Getting Girls into Jazz

Russo directs the Chica Power initiative of Jazz House Kids, a community arts education organization based in Montclair, New Jersey. In a broad sense, Jazz House Kids dedicates itself to “bridging the arts gap” between schools in economically stratified communities by providing resources for music education to underfunded districts.

But Chica Power is a program aimed specifically at bridging another kind of gap: the one between male and female participation in jazz music, which is considered a male-dominated genre.

While researching for her master’s thesis at Boston University, Russo says she encountered a “horrifying” theory regarding women and jazz music. The theory was that girls were taught from a young age to refrain from expressing qualities that jazz music encourages. “Jazz is not a subtle thing,” Russo explains. “It’s very noisy and crazy and sloppy, and girls just aren’t socialized to be that way.”

Chica Power allows girls of all backgrounds to come together during a five-week course to receive instruction from an expert teaching artist. In this welcoming environment, the girls can learn to improvise and solo on their instrument of choice more comfortably.

At first, Russo says, girls in Chica Power physically recoil upon hearing the dreaded “i-word”: improvisation. During their first classes, the girls are often reluctant to play alone and apologetic of their performance afterward. Russo’s job, as a director and sometimes-teacher of the program, is to help empower girls through the individualized expression jazz improvisation allows.

And those efforts are proving successful. After hoping for 25 girls to apply for the program this year, Russo says Jazz House Kids received double that amount. Fifty girls will be tapping into Chica Power when the program restarts this spring.

Mentoring Professional Musicians to Teach

But directing Chica Power is just one part of Russo’s job as manager of education and school programming at Jazz House Kids. In addition to in-house programs like Chica Power, the organization provides resources for jazz education programs in several Newark, New Jersey, public school districts. Primarily, Russo acts as a professional development expert for the organization’s teaching artists, who often have incredible credentials as professional musicians but not necessarily as educators.

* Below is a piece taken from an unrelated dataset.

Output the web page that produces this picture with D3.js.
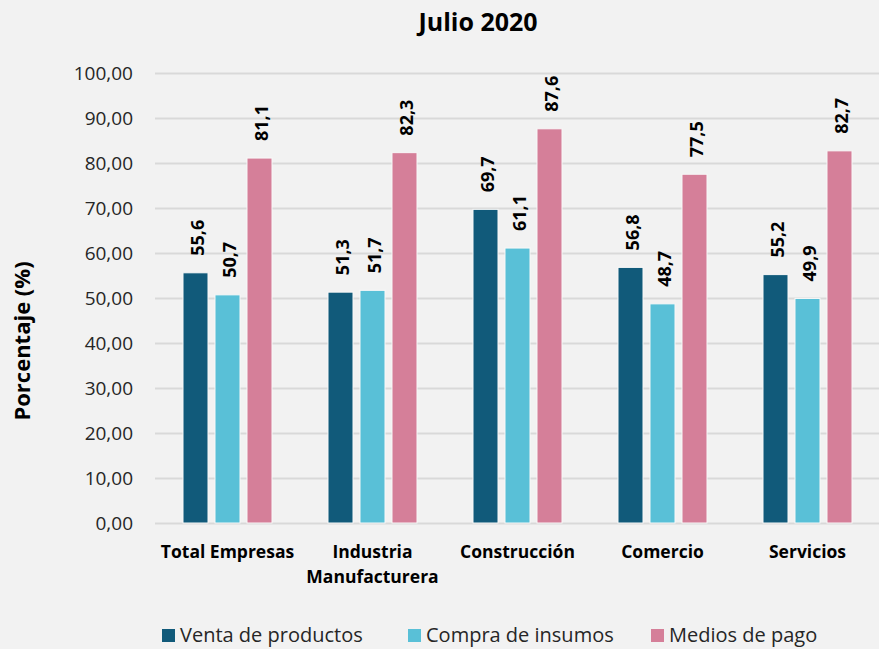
<!DOCTYPE html>
<html>
<head>
<meta charset="utf-8">
<script src="https://cdn.jsdelivr.net/npm/d3@7"></script>
<style>
  body { margin: 0; background: #f2f2f2; }
  svg { display: block; font-family: "Open Sans", "Noto Sans", sans-serif; }
</style>
</head>
<body>
<svg id="chart" width="879" height="649"></svg>
<script>
const categories = [["Total Empresas"], ["Industria", "Manufacturera"], ["Construcción"], ["Comercio"], ["Servicios"]];
const seriesNames = ["Venta de productos", "Compra de insumos", "Medios de pago"];
const venta = [55.6, 51.3, 69.7, 56.8, 55.2];
const compra = [50.7, 51.7, 61.1, 48.7, 49.9];
const medios = [81.1, 82.3, 87.6, 77.5, 82.7];
const yTicks = [0, 10, 20, 30, 40, 50, 60, 70, 80, 90, 100];
const colors = ["#115a7a", "#59c0d7", "#d57f99"];

const values = [venta, compra, medios];
const svg = d3.select('#chart');
const fmt1 = d => d.toFixed(1).replace('.', ',');
const fmt2 = d => d.toFixed(2).replace('.', ',');

const catKeys = categories.map(c => c.join(' '));
const x0 = d3.scaleBand().domain(catKeys).range([155, 880]);
const x1 = d3.scaleBand().domain(seriesNames).range([0, 89]).paddingInner(7 / 32);
const y = d3.scaleLinear().domain([0, 100]).range([523, 73]);
const groupOffset = (x0.bandwidth() - 89) / 2;

// grid + y labels
const yAxis = d3.axisLeft(y).tickValues(yTicks).tickFormat(fmt2).tickSize(-725).tickPadding(22);
const gy = svg.append('g').attr('transform', 'translate(155,0)').call(yAxis);
gy.select('.domain').remove();
gy.selectAll('.tick line').attr('stroke', '#d9d9d9').attr('stroke-width', 2);
gy.selectAll('.tick text').attr('fill', '#262626').style('font-size', '19px').style('font-family', '"Open Sans", sans-serif');

// bars
catKeys.forEach((cat, i) => {
  const g = svg.append('g').attr('transform', `translate(${x0(cat) + groupOffset},0)`);
  seriesNames.forEach((s, j) => {
    const v = values[j][i];
    g.append('rect')
      .attr('x', x1(s)).attr('y', y(v))
      .attr('width', x1.bandwidth()).attr('height', y(0) - y(v))
      .attr('fill', colors[j]).attr('stroke', '#f8f8f8').attr('stroke-width', 1);
    g.append('text')
      .attr('transform', `translate(${x1(s) + x1.bandwidth() / 2 + 8},${y(v) - 17}) rotate(-90)`)
      .attr('font-size', '18px').attr('font-weight', 'bold').attr('fill', '#000')
      .text(fmt1(v));
  });
});

// category labels
const xAxis = svg.append('g');
categories.forEach((lines, i) => {
  const cx = x0(catKeys[i]) + x0.bandwidth() / 2;
  const t = xAxis.append('text')
    .attr('x', cx).attr('y', 558)
    .attr('text-anchor', 'middle')
    .attr('font-size', '17.5px').attr('font-weight', 'bold').attr('fill', '#000');
  lines.forEach((l, k) => t.append('tspan').attr('x', cx).attr('dy', k ? 25 : 0).text(l));
});

// title
svg.append('text').attr('x', 478).attr('y', 31).attr('text-anchor', 'middle')
  .attr('font-size', '25px').attr('font-weight', 'bold').text('Julio 2020');

// y title
svg.append('text').attr('transform', 'translate(30,341) rotate(-90)').attr('text-anchor', 'middle')
  .attr('font-size', '22px').attr('font-weight', 'bold').text('Porcentaje (%)');

// legend
const legendX = [162, 408, 651];
seriesNames.forEach((s, j) => {
  svg.append('rect').attr('x', legendX[j]).attr('y', 629).attr('width', 13).attr('height', 13).attr('fill', colors[j]);
  svg.append('text').attr('x', legendX[j] + 18).attr('y', 642)
    .attr('font-size', '20px').attr('fill', '#262626').text(s);
});
</script>
</body>
</html>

“They’re jazz musicians, so they sometimes don’t know how to talk to kids,” Russo explains. She meets with school administrators, teachers, and the kids involved in the program to get a sense of how the classroom is run. Then she provides teaching artists with suggestions for improvement.

Classroom visits, she explains, are as much about encouragement as they are evaluation. “I try to be in there to let kids know that I’m here for them, too. I’m not just their teaching artist.”

Finding a New Way to Help Students

Russo’s background as a music educator pervades her responsibilities at Jazz House Kids. During her time at Ithaca College as a music education major, she student-taught for a middle school band. After graduating and earning her degree, Russo worked for three years as an Ithaca elementary school band director, teaching more than 130 students per year.

So making the transition from educator to administrator was difficult for Russo. “Being a teacher is a very large part of my identity,” she explains. Although she still helps create classroom conditions that allow students to love learning, she sometimes misses the direct involvement with students.

But Russo says the reward of working in her new position can be just as great.

As part of a Jazz House Kids program that provides free instruments to school districts that cannot meet their students’ demands, an event was held at a school in Elizabeth, New Jersey, and Russo attended to see the results of her organization’s hard work. The school in Elizabeth had only eight instruments for the 40 kids who wanted to play in the band. Jazz House Kids gifted an additional 27 brand new instruments to the school for the students to use, and these students were overjoyed.

“It was the most perfect day!” Russo says. “Seeing them literally hug their instrument cases and hearing them read their thank you notes like, ‘Thank you for making our band bigger! I’m going to practice every day!’ was a beautiful thing.”

Moments like that remind Russo that she can help students now as much as she did in the classroom—sometimes even more so.